• Your instructions
Reproduce the material below line by line, beginning with its first line and ending with the line that contains "CELL_REV_SD = [0.26, 0.0, 0.20, 0.04, 0.16]"; leave out pictures.

• Data section

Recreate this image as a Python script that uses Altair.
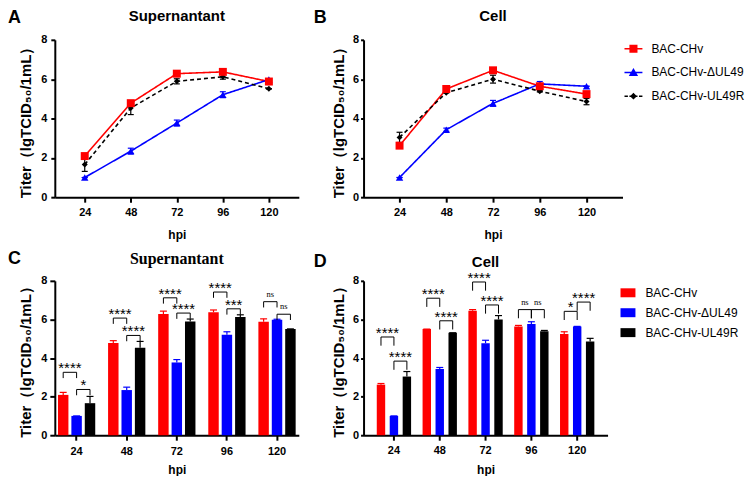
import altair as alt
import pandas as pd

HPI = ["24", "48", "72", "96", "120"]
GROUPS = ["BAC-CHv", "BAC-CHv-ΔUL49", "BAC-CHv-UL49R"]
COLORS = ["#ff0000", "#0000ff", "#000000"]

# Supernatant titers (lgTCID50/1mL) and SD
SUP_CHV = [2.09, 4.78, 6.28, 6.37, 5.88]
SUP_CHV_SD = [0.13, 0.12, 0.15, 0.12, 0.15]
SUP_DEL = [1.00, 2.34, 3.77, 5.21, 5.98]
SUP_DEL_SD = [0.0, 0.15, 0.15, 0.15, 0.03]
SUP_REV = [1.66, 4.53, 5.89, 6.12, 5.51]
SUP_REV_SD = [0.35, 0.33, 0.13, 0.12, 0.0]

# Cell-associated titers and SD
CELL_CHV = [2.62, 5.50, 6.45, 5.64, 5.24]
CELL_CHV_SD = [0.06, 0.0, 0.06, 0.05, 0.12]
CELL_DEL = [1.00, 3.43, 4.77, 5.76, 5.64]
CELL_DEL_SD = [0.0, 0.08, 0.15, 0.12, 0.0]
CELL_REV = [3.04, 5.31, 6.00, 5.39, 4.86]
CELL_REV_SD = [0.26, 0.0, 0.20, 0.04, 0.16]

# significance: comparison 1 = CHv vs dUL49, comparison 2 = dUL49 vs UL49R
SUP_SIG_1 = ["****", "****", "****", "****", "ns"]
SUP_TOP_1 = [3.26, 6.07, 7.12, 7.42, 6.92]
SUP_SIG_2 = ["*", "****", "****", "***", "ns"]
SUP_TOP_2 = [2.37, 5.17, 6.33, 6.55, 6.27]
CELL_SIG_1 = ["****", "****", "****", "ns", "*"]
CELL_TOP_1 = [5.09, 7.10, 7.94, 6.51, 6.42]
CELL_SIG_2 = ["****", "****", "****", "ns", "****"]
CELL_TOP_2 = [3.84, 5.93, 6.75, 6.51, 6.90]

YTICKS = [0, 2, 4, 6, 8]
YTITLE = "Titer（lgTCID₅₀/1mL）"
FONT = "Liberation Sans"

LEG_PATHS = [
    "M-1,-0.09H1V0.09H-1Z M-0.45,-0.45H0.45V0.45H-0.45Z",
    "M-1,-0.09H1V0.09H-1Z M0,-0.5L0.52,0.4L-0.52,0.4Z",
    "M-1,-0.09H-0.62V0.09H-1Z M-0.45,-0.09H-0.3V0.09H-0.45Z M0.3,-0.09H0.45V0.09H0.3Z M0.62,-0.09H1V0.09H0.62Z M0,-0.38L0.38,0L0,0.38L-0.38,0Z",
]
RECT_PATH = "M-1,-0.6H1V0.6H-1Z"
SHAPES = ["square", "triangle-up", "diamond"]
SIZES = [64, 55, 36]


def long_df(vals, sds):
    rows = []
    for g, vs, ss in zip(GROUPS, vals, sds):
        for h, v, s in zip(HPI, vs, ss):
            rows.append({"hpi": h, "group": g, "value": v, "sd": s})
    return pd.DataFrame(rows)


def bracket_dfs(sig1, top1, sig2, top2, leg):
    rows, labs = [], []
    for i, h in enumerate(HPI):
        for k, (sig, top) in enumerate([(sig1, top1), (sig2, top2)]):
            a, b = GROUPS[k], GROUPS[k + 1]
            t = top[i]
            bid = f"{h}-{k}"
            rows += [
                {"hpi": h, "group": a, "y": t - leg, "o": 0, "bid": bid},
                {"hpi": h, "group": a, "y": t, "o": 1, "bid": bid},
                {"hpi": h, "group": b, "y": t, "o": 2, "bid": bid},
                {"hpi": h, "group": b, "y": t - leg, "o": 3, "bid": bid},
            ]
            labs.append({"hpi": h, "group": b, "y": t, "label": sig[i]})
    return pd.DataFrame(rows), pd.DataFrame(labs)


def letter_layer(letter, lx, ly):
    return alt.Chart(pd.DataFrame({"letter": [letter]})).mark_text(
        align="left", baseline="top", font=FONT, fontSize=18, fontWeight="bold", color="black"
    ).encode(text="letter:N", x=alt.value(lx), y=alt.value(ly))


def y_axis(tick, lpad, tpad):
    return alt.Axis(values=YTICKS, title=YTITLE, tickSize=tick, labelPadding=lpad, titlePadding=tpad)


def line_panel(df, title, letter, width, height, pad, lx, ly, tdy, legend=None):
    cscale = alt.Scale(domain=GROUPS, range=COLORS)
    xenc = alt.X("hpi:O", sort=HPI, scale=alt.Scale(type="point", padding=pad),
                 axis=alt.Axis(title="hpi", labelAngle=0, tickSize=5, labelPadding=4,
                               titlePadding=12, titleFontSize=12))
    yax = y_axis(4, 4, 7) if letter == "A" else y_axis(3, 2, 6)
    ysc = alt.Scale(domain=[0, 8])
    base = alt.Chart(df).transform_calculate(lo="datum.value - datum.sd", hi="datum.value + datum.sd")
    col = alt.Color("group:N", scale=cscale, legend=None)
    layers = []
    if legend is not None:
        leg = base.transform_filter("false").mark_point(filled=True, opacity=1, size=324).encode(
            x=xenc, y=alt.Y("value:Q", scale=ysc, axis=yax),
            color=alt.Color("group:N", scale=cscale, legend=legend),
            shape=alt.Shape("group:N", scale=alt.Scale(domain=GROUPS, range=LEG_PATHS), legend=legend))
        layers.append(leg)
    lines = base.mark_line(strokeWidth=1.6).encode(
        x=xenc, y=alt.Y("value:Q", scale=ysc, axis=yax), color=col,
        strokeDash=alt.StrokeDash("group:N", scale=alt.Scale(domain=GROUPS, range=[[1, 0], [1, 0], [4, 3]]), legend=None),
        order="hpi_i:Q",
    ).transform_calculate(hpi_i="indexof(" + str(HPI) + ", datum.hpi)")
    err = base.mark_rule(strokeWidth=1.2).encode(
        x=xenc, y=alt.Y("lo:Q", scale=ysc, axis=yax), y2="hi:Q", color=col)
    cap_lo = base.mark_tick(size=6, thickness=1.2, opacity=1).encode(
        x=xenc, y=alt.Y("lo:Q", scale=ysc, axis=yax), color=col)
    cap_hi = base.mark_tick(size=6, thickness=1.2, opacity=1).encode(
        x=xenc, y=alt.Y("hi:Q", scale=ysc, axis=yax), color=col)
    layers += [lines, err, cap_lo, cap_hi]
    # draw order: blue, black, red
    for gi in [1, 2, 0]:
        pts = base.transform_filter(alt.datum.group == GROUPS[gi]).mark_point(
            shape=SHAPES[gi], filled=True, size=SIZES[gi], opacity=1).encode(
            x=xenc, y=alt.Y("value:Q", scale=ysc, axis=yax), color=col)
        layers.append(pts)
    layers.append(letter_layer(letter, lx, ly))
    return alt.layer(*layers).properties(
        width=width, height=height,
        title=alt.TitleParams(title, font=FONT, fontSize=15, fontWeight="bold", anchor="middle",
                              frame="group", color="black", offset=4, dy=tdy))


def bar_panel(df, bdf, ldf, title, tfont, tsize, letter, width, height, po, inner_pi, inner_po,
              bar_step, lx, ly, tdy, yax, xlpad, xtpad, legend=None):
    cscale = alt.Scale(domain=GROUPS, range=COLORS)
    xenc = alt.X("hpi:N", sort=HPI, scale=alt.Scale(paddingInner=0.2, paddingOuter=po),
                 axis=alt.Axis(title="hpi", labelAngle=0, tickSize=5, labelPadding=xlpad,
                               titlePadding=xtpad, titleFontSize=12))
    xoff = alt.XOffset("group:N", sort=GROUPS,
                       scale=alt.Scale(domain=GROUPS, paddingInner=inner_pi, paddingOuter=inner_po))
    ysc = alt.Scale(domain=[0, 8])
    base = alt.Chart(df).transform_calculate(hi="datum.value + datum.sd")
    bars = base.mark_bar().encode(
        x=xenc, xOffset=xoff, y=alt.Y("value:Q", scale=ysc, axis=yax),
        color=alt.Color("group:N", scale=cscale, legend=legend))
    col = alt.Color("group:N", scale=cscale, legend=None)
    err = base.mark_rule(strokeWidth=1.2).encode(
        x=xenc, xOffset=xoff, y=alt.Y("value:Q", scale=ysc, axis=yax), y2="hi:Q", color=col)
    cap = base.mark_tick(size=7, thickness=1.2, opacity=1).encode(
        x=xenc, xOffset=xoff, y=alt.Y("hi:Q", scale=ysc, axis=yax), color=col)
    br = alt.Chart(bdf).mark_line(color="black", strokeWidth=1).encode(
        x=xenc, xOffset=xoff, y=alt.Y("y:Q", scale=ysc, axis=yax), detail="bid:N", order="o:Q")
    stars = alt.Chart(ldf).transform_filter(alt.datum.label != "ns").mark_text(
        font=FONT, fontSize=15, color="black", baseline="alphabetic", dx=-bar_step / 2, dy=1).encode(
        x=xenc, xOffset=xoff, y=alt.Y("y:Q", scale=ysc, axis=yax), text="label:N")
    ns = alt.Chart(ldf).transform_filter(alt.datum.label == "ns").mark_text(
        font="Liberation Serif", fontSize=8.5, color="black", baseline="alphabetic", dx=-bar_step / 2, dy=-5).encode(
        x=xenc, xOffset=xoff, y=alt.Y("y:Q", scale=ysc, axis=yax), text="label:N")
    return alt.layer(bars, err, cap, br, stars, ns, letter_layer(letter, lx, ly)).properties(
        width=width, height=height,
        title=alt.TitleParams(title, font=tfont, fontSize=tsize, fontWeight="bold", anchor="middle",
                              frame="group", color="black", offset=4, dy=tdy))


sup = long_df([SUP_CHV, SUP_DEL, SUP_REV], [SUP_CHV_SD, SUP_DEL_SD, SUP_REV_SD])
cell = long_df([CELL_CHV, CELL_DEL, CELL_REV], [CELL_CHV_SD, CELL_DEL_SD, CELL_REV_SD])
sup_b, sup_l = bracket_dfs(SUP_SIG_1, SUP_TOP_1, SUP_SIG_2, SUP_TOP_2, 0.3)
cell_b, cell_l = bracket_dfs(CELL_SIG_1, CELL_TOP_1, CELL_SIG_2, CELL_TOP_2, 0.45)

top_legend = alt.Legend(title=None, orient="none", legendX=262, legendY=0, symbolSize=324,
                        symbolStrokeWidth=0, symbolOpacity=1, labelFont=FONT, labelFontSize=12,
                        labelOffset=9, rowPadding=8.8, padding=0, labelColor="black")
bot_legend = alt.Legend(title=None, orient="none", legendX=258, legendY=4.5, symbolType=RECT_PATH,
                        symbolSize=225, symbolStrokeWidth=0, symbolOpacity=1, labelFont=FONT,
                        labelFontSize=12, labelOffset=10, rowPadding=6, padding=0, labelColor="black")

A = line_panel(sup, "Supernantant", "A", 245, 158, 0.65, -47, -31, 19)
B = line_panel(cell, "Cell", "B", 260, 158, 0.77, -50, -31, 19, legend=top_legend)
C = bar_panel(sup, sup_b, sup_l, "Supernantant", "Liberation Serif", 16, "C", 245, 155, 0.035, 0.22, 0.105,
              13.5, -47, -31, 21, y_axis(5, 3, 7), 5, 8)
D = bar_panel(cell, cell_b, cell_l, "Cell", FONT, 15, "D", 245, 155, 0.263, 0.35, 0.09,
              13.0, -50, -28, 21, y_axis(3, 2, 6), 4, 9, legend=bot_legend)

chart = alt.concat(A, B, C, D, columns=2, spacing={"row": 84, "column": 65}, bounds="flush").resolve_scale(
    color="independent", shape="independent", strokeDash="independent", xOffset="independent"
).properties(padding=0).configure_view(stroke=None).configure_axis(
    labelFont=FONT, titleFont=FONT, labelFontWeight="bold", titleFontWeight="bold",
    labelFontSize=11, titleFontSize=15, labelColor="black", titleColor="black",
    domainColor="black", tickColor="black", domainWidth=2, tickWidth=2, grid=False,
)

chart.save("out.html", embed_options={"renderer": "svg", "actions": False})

• Solution for this problem
Recreate this image as a Python script that uses Altair.
import altair as alt
import pandas as pd

HPI = ["24", "48", "72", "96", "120"]
GROUPS = ["BAC-CHv", "BAC-CHv-ΔUL49", "BAC-CHv-UL49R"]
COLORS = ["#ff0000", "#0000ff", "#000000"]

# Supernatant titers (lgTCID50/1mL) and SD
SUP_CHV = [2.09, 4.78, 6.28, 6.37, 5.88]
SUP_CHV_SD = [0.13, 0.12, 0.15, 0.12, 0.15]
SUP_DEL = [1.00, 2.34, 3.77, 5.21, 5.98]
SUP_DEL_SD = [0.0, 0.15, 0.15, 0.15, 0.03]
SUP_REV = [1.66, 4.53, 5.89, 6.12, 5.51]
SUP_REV_SD = [0.35, 0.33, 0.13, 0.12, 0.0]

# Cell-associated titers and SD
CELL_CHV = [2.62, 5.50, 6.45, 5.64, 5.24]
CELL_CHV_SD = [0.06, 0.0, 0.06, 0.05, 0.12]
CELL_DEL = [1.00, 3.43, 4.77, 5.76, 5.64]
CELL_DEL_SD = [0.0, 0.08, 0.15, 0.12, 0.0]
CELL_REV = [3.04, 5.31, 6.00, 5.39, 4.86]
CELL_REV_SD = [0.26, 0.0, 0.20, 0.04, 0.16]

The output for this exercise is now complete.